Labels: Barsuk
Review by: Andy Malcolm
Look, it’s 430pm on a Sunday afternoon and it’s dark outside. What’s up with that? It’s only late October. I’m sure it never got dark this early, even when the clocks jumped back that one hour that they do each year. Anyway, the grey afternoon’s of this time of year are perfect for the sort of music Death Cab For Cutie. And it just so happens that this afternoon was grey, and that I was listening to Death Cab For Cutie.
DCFC’s latest album is one of those “must hear” records if you’re at all a fan of the pretty sounding, quiet indie pop / rock music of bands like Built To Spill, and this EP will serve you equally as well if you need an introduction. Whilst not having the full blissful effect that “We Have The Facts And We’re Voting Yes” does, the small dose on offer here would definitely leaving you yearning for more if it was your first encounter with the band. Opening up with some casio drumbeats in the background on “Photobooth” the scene is set straight away, letting the lush guitars and soothing vocals sneak up on you and calm you into a state of relaxed satisfaction. The gorgeous “Technicolor Girls” follows, full of warmth and sleepiness as the guitars jangle back and forth, the drumming barely noticeable in the background. Final original song is “Song For Kelly Huckaby”, where they use some mood setting strings to introduce the song before rocking out into some edgier, yet still somehow exceptionally slack, guitar work.

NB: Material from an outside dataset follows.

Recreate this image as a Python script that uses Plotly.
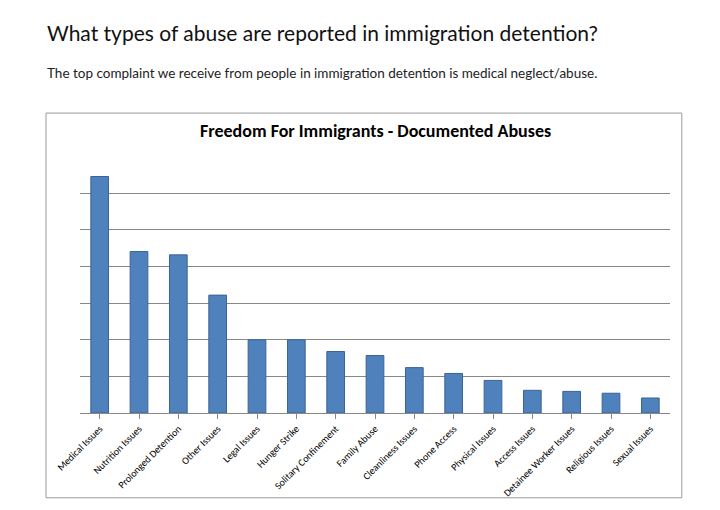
import plotly.graph_objects as go

# complaint categories and counts (in gridline units, no axis labels shown)
categories = ["Medical Issues", "Nutrition Issues", "Prolonged Detention", "Other Issues",
              "Legal Issues", "Hunger Strike", "Solitary Confinement", "Family Abuse",
              "Cleanliness Issues", "Phone Access", "Physical Issues", "Access Issues",
              "Detainee Worker Issues", "Religious Issues", "Sexual Issues"]
values = [6.46, 4.41, 4.32, 3.22, 2.0, 2.0, 1.68, 1.57, 1.24, 1.08, 0.89, 0.62, 0.59, 0.54, 0.41]

fig = go.Figure(go.Bar(
    x=categories, y=values, width=0.45,
    marker=dict(color="#4F81BD", line=dict(color="#3a6496", width=1)),
))

fig.update_layout(
    width=720, height=510,
    margin=dict(l=72, r=58, t=148, b=105),
    paper_bgcolor="white", plot_bgcolor="white",
    showlegend=False,
    font=dict(family="Lato, Open Sans, Arial", color="#222"),
    xaxis=dict(tickangle=-45, tickfont=dict(size=10, family="Calibri, Carlito, Liberation Sans", color="black"),
               showline=True, linecolor="#888", ticks="outside", ticklen=5, tickcolor="#888"),
    yaxis=dict(range=[0, 7.02], tickvals=[1, 2, 3, 4, 5, 6, 7], showticklabels=False, showgrid=True,
               gridcolor="#888", zeroline=False, showline=False),
)

fig.add_shape(type="rect", xref="paper", yref="paper", x0=-0.0576, x1=1.02, y0=-0.33, y1=1.167,
              line=dict(color="#999", width=1))

fig.add_annotation(text="What types of abuse are reported in immigration detention?",
                   xref="paper", yref="paper", x=-0.059, y=(413 - 33) / 257, xanchor="left", yanchor="middle",
                   showarrow=False, font=dict(size=21, color="#111"))
fig.add_annotation(text="The top complaint we receive from people in immigration detention is medical neglect/abuse.",
                   xref="paper", yref="paper", x=-0.059, y=(413 - 73) / 257, xanchor="left", yanchor="middle",
                   showarrow=False, font=dict(size=13.5, color="#222"))
fig.add_annotation(text="<b>Freedom For Immigrants - Documented Abuses</b>",
                   xref="paper", yref="paper", x=0.5, y=(413 - 131) / 257, xanchor="center", yanchor="middle",
                   showarrow=False, font=dict(size=18, color="black", family="Calibri, Carlito, Liberation Sans"))

fig.write_html("out.html")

So those three songs here are brand new, and it also features an acoustic version of “405″ and an alternate one of “Company Calls Epilogue”. So you could question the need for either of those, but they certainly don’t detract from this record.

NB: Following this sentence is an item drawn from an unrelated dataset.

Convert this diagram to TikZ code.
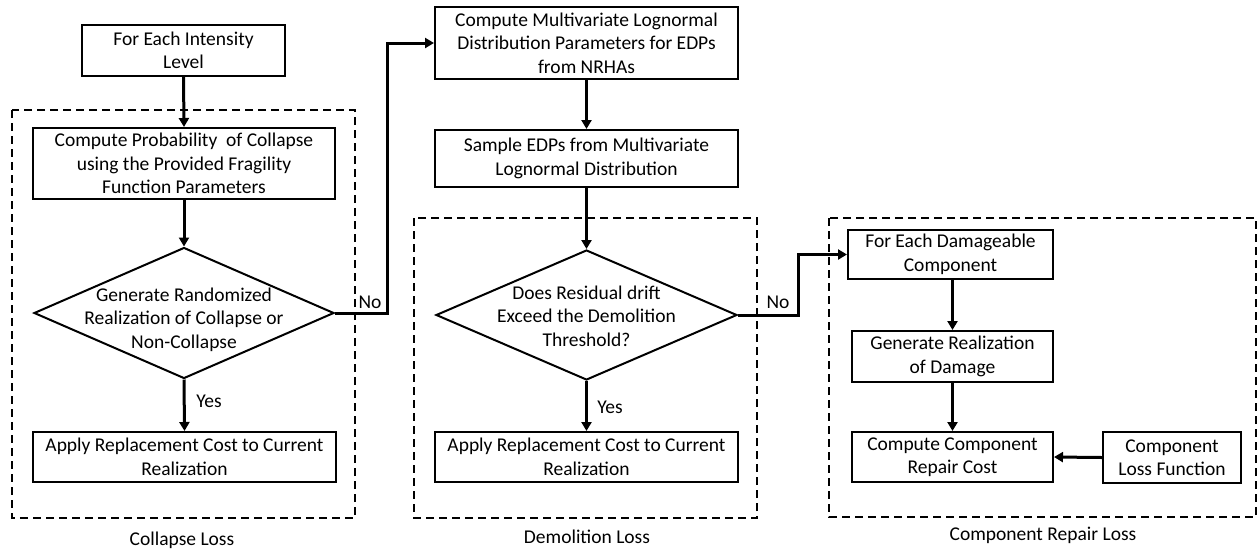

Definite comparisons to the slower Built to Spill moments can be made, though one part of the chorus of the first song rather oddly reminds me of Jimmy Eat World, though just for a fleeting moment. Thinking of JEW, I had to laugh when the press sheet used the phrase here “strictly-indie emo kids” when talking about the kind of person who’d like this. You what? I can’t believe they even dared bring that word into the equation here. Ouch.
Lovely. And it’s still dark outside. And it’s still Sunday afternoon. Guess I can listen to it again then.